2

I'm studying std::move semantics and I would like this to be clarified to me:

Say I have:

// Message.h
class Message
{
private:
    std::array<uint8_t, BUFFER_SIZE> buffer;
    std::queue<Packet> packets;

public:
    Message(Packet p)
    {
        packets.push(std::move(p));
    }
}

Now I have:

Packet p;

p << data; // put data into the packet

Message m(p) // wrap the packet in a message.

So this code generates unnecessary copies for my use case, because I will never use p ever again. So I'd like to use the std::move semantics to avoid every copy possible.

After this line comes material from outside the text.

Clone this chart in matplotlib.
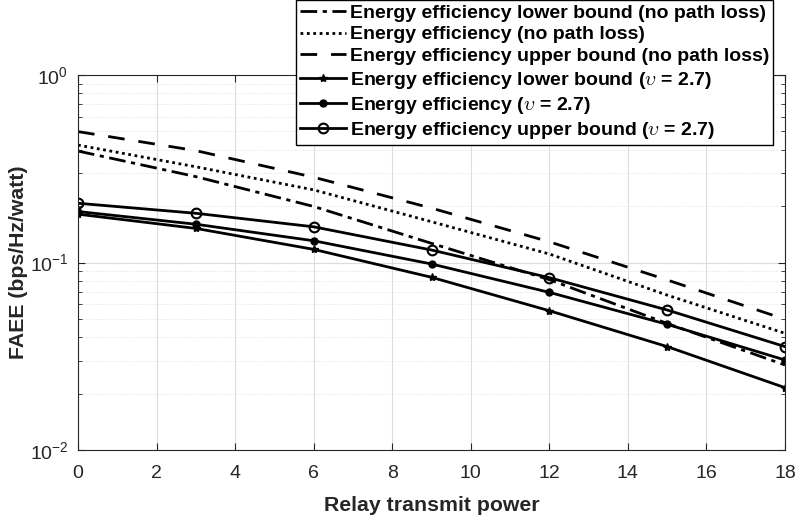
import numpy as np
import matplotlib
matplotlib.use("Agg")
import matplotlib.pyplot as plt

plt.rcParams["font.family"] = ["Liberation Sans", "DejaVu Sans"]
plt.rcParams["mathtext.fontset"] = "cm"

power = [0, 3, 6, 9, 12, 15, 18]

ee_lb_nopl = [0.393, 0.287, 0.199, 0.1265, 0.081, 0.0473, 0.0284]
ee_nopl = [0.423, 0.324, 0.244, 0.165, 0.111, 0.067, 0.0419]
ee_ub_nopl = [0.499, 0.395, 0.285, 0.195, 0.129, 0.0807, 0.0498]
ee_lb_pl = [0.181, 0.152, 0.1175, 0.0834, 0.0553, 0.0356, 0.0215]
ee_pl = [0.187, 0.160, 0.1306, 0.0982, 0.0693, 0.0468, 0.0302]
ee_ub_pl = [0.207, 0.183, 0.155, 0.1166, 0.083, 0.0558, 0.0356]

labels = [
    "Energy efficiency lower bound (no path loss)",
    "Energy efficiency (no path loss)",
    "Energy efficiency upper bound (no path loss)",
    r"Energy efficiency lower bound ($\upsilon$ = 2.7)",
    r"Energy efficiency ($\upsilon$ = 2.7)",
    r"Energy efficiency upper bound ($\upsilon$ = 2.7)",
]

fig = plt.figure(figsize=(7.99, 5.22), dpi=100)
ax = fig.add_axes([78/799, 72/522, 707/799, 375/522])

lw = 2
ax.plot(power, ee_lb_nopl, color="k", lw=lw, linestyle=(0, (6, 2, 1.5, 2)), label=labels[0])
ax.plot(power, ee_nopl, color="k", lw=lw, linestyle=(0, (1, 1.3)), label=labels[1])
ax.plot(power, ee_ub_nopl, color="k", lw=lw, linestyle=(0, (6, 5)), label=labels[2])
ax.plot(power, ee_lb_pl, color="k", lw=lw, marker="*", ms=6, label=labels[3])
ax.plot(power, ee_pl, color="k", lw=lw, marker="o", ms=5, label=labels[4])
ax.plot(power, ee_ub_pl, color="k", lw=lw, marker="o", ms=7, mfc="none", mew=1.5, label=labels[5])

ax.set_yscale("log")
ax.set_xlim(0, 18)
ax.set_ylim(1e-2, 1)
ax.set_xticks(range(0, 19, 2))
ax.grid(True, which="major", color="#dcdcdc", lw=0.8)
ax.grid(True, which="minor", axis="y", color="#dcdcdc", lw=0.6, linestyle=":")
ax.set_axisbelow(True)
ax.tick_params(which="both", direction="in", top=True, right=True, labelsize=14, colors="#262626")
ax.tick_params(axis="x", pad=11)
ax.tick_params(axis="y", pad=7)
ax.tick_params(which="major", length=5)
ax.tick_params(which="minor", length=3)
for s in ax.spines.values():
    s.set_color("#262626")
    s.set_linewidth(0.8)

ax.set_xlabel("Relay transmit power", fontsize=15.3, fontweight="bold", color="#262626", labelpad=10)
ax.set_ylabel("FAEE (bps/Hz/watt)", fontsize=15.3, fontweight="bold", color="#262626", labelpad=1)

leg = ax.legend(loc="upper right", bbox_to_anchor=(773/799, 1.0), bbox_transform=fig.transFigure,
                prop={"weight": "bold", "size": 14}, fancybox=False, edgecolor="k",
                framealpha=1, handlelength=2.35, handletextpad=0.2, borderpad=0.2,
                labelspacing=0.22, borderaxespad=0)
leg.get_frame().set_linewidth(1.0)

fig.savefig("out.png", dpi=100)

What I don't understand is the following:

If I do:

Packet p;

Message m(std::move(p));

While the constructor of Message is still

Message(Packet p) // p is passed by value

p is passed by value, so is it still copied?

Also both of these work:

Packet a;
Packet b;

Message mess1(std::move(a));  // no errors
Message mess2(b);             // no errors

But I fail to see the difference. The first one prevents the copy (even with that constructor) and the seconds allows the copy? Or not?

While If I modify the constructor so that:

Message(Packet&& c)

Am I right to assume that in this case no copies will ever be made and I'm basically forcing the programmer to use std::move(a) otherwise the program won't compile?

I tried to do multiple tests with objects and try to understand the difference but I couldn't.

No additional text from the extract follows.